Management Consulting for Public Service Organizations will answer and invite debate on all of these questions. You will learn how to deliver what clients really want and how to improve the chances your recommendations are adopted. Through our readings and discussions we will explore scholarly and practitioner thinking on strategy, problem solving, innovation and the costs and benefits consulting has in the public and nonprofit sectors. As in consulting, your assignments will be both collaborative and reflective and your final deliverables will be evaluated by current and former management consultants and nonprofit consulting clients. You will leave this course more clear on what a public service-facing management consultant does, having practiced some of the skills they use, and with insight into how you can add the most value to the organizations and sectors you care about.
Grading: Grad Wagner Graded
Repeatable for additional credit: No
EXEC-GP 4190 Leadership Confronted (1.5 Credits)
Typically offered Fall
The first course in the Executive MPA (EMPA) core curriculum, Leadership Confronted is an experiential seminar that supports EMPA students in practicing leadership under real conditions — pressure, ambiguity, competing truths, and imperfect choices. Building an action-learning community, students will examine how their inner landscape (beliefs, motivations, habits, nervous-system responses, and values) shapes how they lead, and then translate that self-knowledge into concrete relational and systems-facing leadership moves. The course focuses on self-leadership while preparing students to lead change through complexity and paradox within and across teams, organizations, and systems. Students will practice influencing without formal authority, working across boundaries, and coordinating action with diverse stakeholders. Concepts may include voicing values, emotional intelligence, inclusive leadership, resilience, and adaptive approaches to change. The course emphasizes practice and application that can later be synthesized into deeper reflection and a coherent leadership narrative across the EMPA core curriculum.

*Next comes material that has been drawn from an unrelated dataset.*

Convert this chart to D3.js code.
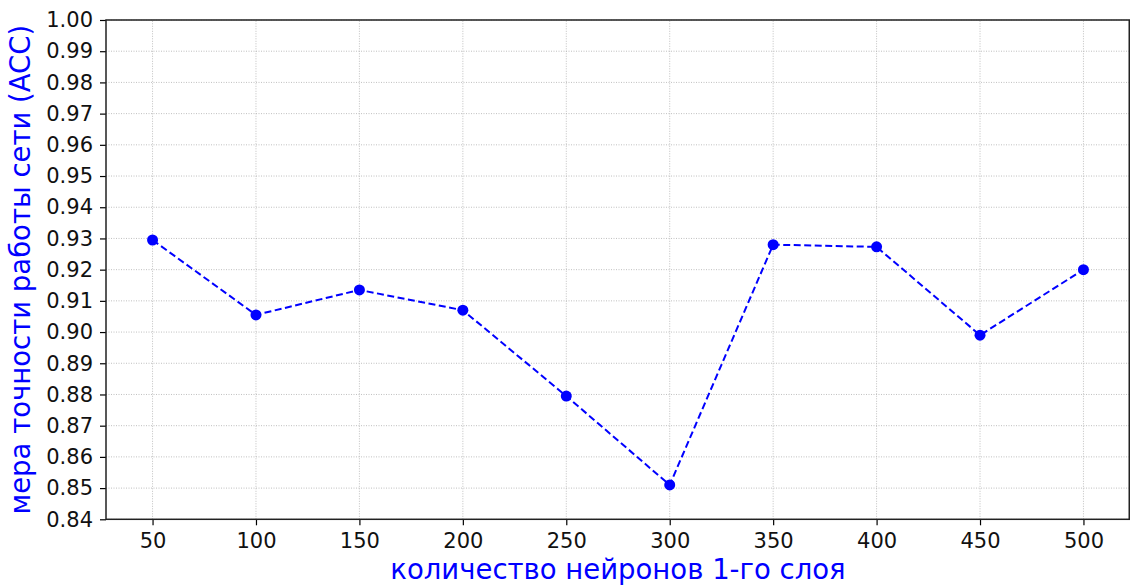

Grading: Grad Wagner Graded
Repeatable for additional credit: No
EXEC-GP 4191 Leadership Reflected (1.5 Credits)
Typically offered Spring
This course provides the basis for EMPA students to engage in deep, intentional reflection before completing the program. This culminating course centers on slowing down and paying attention as powerful tools for leadership practice. This discipline is critical to building the habits of mind to become impactful public service leaders in today's increasingly complex, uncertain, and volatile world. The course is designed to guide students toward producing a culminating individual project that gives them a clearer sense of who they are as a leader and how they think they'll be
able to make an impact going forward. To this end, this course will explore: the issues of self at work, including ways of paying attention to the individual, small group, and large group dynamics of organizational life; the concept of knitting together past work as evidence of development and growth; the use of work experience as a place of leadership learning; and ways to create space for reflection.